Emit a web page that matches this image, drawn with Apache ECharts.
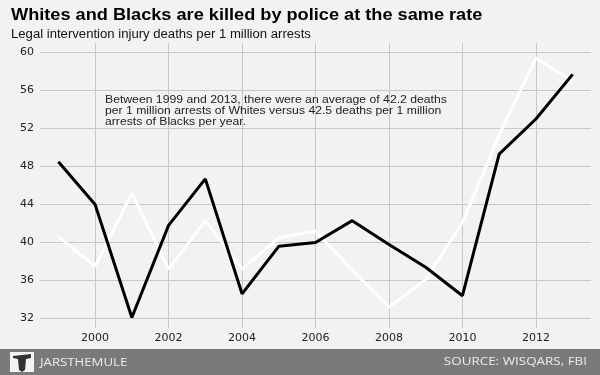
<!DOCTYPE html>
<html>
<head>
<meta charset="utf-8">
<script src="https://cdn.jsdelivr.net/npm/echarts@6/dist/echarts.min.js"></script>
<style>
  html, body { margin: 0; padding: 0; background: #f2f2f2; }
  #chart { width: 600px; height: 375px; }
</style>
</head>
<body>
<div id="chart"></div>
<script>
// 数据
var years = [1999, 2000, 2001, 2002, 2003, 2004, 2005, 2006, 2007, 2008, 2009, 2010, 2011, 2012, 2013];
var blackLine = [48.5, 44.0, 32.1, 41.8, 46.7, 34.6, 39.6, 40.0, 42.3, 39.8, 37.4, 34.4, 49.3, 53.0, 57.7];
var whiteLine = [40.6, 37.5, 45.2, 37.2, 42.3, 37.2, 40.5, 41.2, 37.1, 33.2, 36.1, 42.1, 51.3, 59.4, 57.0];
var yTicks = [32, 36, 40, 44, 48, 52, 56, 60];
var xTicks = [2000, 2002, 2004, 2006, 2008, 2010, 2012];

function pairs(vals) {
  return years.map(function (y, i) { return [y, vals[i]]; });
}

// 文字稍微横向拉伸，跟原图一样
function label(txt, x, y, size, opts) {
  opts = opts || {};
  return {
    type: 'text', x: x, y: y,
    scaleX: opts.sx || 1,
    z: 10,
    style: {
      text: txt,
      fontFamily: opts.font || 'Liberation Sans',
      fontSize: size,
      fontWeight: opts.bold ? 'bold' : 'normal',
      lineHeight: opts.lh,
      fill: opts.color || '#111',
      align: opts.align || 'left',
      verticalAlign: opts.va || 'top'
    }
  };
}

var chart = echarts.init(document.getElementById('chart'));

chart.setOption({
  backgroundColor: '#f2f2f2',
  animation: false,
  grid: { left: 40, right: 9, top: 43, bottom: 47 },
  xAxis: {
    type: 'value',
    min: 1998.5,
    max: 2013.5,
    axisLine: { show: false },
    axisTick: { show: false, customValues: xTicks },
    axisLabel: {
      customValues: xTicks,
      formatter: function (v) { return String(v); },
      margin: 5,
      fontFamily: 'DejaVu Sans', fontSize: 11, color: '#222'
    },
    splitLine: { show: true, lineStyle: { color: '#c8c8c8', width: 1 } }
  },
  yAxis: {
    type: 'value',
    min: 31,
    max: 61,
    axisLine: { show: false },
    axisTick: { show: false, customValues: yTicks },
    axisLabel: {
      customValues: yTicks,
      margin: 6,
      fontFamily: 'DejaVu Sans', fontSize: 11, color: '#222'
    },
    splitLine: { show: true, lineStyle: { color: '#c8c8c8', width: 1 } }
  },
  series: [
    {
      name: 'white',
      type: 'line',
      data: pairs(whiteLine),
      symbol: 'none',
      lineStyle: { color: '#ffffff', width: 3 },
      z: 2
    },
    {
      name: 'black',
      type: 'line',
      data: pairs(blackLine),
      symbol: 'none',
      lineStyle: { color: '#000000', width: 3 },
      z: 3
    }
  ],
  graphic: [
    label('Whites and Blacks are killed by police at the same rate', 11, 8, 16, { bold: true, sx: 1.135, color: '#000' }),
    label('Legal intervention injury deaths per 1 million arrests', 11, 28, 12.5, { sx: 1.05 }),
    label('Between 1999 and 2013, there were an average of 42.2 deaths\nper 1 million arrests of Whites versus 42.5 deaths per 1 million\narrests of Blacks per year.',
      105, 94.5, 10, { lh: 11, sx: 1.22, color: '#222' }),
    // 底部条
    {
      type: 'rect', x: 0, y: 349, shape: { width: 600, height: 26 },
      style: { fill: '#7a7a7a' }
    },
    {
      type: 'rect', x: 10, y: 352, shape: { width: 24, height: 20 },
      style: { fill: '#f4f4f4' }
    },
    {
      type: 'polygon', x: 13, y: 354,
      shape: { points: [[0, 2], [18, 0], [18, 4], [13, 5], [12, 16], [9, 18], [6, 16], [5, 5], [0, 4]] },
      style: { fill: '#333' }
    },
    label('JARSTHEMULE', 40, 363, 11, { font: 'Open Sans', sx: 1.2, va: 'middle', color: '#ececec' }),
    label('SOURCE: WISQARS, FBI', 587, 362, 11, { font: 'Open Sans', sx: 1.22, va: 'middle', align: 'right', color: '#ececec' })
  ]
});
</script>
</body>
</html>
————————
DIRECTIONS: From the first line above down to the line with "var chart = echarts.init(document.getElementById('chart'));", reproduce every line and no others, omitting pictures.

FINISHED ANSWER:
Emit a web page that matches this image, drawn with Apache ECharts.
<!DOCTYPE html>
<html>
<head>
<meta charset="utf-8">
<script src="https://cdn.jsdelivr.net/npm/echarts@6/dist/echarts.min.js"></script>
<style>
  html, body { margin: 0; padding: 0; background: #f2f2f2; }
  #chart { width: 600px; height: 375px; }
</style>
</head>
<body>
<div id="chart"></div>
<script>
// 数据
var years = [1999, 2000, 2001, 2002, 2003, 2004, 2005, 2006, 2007, 2008, 2009, 2010, 2011, 2012, 2013];
var blackLine = [48.5, 44.0, 32.1, 41.8, 46.7, 34.6, 39.6, 40.0, 42.3, 39.8, 37.4, 34.4, 49.3, 53.0, 57.7];
var whiteLine = [40.6, 37.5, 45.2, 37.2, 42.3, 37.2, 40.5, 41.2, 37.1, 33.2, 36.1, 42.1, 51.3, 59.4, 57.0];
var yTicks = [32, 36, 40, 44, 48, 52, 56, 60];
var xTicks = [2000, 2002, 2004, 2006, 2008, 2010, 2012];

function pairs(vals) {
  return years.map(function (y, i) { return [y, vals[i]]; });
}

// 文字稍微横向拉伸，跟原图一样
function label(txt, x, y, size, opts) {
  opts = opts || {};
  return {
    type: 'text', x: x, y: y,
    scaleX: opts.sx || 1,
    z: 10,
    style: {
      text: txt,
      fontFamily: opts.font || 'Liberation Sans',
      fontSize: size,
      fontWeight: opts.bold ? 'bold' : 'normal',
      lineHeight: opts.lh,
      fill: opts.color || '#111',
      align: opts.align || 'left',
      verticalAlign: opts.va || 'top'
    }
  };
}

var chart = echarts.init(document.getElementById('chart'));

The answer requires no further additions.